Up to and including the line containing "ax = fig.add_axes([93/604, 1", please reproduce the lines of the listing below, starting from the top.

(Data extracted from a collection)
──────────────────────────────

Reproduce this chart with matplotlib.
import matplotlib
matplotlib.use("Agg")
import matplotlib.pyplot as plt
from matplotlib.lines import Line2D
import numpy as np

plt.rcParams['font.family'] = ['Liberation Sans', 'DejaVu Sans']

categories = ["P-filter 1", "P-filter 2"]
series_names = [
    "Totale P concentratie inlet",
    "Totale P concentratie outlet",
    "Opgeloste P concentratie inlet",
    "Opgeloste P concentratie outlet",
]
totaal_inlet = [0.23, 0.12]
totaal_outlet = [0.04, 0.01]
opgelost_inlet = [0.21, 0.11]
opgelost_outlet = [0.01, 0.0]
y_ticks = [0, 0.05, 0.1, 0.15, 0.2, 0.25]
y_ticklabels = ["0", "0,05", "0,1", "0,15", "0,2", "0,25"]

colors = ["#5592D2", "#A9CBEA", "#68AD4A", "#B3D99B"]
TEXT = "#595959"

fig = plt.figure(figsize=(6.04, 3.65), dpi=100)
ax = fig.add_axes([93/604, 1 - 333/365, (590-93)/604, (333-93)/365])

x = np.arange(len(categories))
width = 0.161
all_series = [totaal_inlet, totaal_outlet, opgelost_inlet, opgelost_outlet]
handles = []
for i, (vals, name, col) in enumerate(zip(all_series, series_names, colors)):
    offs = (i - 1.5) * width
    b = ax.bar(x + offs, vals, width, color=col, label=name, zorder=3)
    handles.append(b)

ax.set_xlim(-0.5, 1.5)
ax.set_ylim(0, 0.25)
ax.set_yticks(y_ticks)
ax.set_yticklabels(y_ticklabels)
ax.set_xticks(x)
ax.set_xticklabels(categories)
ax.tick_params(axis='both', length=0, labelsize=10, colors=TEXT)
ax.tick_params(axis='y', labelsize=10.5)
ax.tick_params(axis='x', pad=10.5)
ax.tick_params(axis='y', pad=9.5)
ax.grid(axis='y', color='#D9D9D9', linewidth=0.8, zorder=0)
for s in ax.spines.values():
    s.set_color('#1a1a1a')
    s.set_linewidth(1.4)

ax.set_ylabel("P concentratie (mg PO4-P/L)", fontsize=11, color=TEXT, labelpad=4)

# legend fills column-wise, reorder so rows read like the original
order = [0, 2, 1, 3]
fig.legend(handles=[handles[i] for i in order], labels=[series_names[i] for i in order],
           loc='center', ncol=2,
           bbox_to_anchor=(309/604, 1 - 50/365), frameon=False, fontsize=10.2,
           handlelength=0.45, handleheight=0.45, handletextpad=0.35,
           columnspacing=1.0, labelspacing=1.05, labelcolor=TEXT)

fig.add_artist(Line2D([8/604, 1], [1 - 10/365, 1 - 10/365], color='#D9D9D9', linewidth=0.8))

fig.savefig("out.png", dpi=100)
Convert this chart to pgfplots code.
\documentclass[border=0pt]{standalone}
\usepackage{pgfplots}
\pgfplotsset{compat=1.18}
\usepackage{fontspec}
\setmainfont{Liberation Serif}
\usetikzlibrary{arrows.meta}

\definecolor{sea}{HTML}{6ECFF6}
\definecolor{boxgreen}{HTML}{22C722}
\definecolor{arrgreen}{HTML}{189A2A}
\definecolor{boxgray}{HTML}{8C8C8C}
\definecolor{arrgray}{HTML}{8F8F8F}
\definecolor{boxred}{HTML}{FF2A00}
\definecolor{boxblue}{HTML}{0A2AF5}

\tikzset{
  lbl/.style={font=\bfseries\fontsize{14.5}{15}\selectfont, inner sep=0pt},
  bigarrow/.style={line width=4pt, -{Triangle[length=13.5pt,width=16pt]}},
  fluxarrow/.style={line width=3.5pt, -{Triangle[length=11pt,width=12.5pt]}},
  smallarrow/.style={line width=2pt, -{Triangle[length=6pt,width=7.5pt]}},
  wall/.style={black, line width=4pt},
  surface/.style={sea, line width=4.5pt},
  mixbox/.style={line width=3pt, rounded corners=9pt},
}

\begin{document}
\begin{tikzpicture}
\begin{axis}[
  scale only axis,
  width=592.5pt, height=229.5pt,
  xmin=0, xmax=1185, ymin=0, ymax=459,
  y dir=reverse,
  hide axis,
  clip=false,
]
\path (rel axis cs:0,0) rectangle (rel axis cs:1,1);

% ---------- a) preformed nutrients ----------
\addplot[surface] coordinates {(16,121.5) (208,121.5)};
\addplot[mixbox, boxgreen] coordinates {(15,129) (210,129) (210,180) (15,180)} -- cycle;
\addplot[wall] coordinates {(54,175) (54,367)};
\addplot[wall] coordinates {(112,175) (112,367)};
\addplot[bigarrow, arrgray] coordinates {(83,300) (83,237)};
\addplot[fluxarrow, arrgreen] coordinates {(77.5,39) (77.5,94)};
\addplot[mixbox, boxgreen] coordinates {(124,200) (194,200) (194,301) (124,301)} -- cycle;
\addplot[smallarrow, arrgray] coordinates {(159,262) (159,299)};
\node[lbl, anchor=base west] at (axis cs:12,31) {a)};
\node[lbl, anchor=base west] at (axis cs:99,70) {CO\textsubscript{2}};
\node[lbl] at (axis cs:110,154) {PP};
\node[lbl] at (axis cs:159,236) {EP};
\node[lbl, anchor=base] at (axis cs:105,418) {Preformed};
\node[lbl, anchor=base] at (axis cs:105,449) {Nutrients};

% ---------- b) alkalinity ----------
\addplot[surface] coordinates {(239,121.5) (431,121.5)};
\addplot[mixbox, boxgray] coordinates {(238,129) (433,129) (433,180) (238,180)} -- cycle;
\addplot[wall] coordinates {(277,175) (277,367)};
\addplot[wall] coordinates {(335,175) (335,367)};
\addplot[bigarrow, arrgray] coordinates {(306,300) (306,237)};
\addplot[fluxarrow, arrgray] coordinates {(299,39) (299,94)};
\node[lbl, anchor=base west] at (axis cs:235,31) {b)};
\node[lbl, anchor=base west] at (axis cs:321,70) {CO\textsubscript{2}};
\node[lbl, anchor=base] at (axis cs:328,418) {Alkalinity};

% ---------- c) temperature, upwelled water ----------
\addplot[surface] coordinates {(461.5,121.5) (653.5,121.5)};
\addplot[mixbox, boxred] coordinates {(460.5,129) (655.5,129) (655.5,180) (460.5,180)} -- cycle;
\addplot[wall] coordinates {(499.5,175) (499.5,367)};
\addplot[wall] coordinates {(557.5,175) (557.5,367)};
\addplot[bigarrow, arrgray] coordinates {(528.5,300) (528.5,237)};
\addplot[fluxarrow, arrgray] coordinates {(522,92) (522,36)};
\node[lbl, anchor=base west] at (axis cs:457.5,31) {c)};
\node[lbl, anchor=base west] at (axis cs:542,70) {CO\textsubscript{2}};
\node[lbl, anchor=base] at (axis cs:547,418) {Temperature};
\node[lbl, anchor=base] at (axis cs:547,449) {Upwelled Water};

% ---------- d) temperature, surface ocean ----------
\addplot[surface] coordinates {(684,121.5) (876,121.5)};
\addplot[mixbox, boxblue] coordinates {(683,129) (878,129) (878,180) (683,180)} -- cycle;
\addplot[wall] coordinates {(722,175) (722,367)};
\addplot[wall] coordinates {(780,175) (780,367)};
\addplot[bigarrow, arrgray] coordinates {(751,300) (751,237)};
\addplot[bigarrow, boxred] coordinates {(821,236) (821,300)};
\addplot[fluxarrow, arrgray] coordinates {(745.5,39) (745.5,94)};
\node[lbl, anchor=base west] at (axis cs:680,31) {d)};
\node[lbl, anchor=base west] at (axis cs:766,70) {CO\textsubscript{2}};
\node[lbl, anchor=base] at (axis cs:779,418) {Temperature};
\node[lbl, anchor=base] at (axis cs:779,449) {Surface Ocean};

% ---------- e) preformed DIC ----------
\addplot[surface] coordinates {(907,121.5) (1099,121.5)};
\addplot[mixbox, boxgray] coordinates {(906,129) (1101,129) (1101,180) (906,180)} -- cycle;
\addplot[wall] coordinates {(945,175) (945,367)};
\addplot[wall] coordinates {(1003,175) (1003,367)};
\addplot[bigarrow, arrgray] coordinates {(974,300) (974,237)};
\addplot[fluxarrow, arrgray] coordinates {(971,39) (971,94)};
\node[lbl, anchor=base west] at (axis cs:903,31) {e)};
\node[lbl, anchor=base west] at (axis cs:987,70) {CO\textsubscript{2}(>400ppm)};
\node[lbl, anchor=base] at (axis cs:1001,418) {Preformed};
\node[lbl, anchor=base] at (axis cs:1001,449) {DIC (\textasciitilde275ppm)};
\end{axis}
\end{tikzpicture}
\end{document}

──────────────────────────────

■ Solution for this exercise
Reproduce this chart with matplotlib.
import matplotlib
matplotlib.use("Agg")
import matplotlib.pyplot as plt
from matplotlib.lines import Line2D
import numpy as np

plt.rcParams['font.family'] = ['Liberation Sans', 'DejaVu Sans']

categories = ["P-filter 1", "P-filter 2"]
series_names = [
    "Totale P concentratie inlet",
    "Totale P concentratie outlet",
    "Opgeloste P concentratie inlet",
    "Opgeloste P concentratie outlet",
]
totaal_inlet = [0.23, 0.12]
totaal_outlet = [0.04, 0.01]
opgelost_inlet = [0.21, 0.11]
opgelost_outlet = [0.01, 0.0]
y_ticks = [0, 0.05, 0.1, 0.15, 0.2, 0.25]
y_ticklabels = ["0", "0,05", "0,1", "0,15", "0,2", "0,25"]

colors = ["#5592D2", "#A9CBEA", "#68AD4A", "#B3D99B"]
TEXT = "#595959"

fig = plt.figure(figsize=(6.04, 3.65), dpi=100)
ax = fig.add_axes([93/604, 1 - 333/365, (590-93)/604, (333-93)/365])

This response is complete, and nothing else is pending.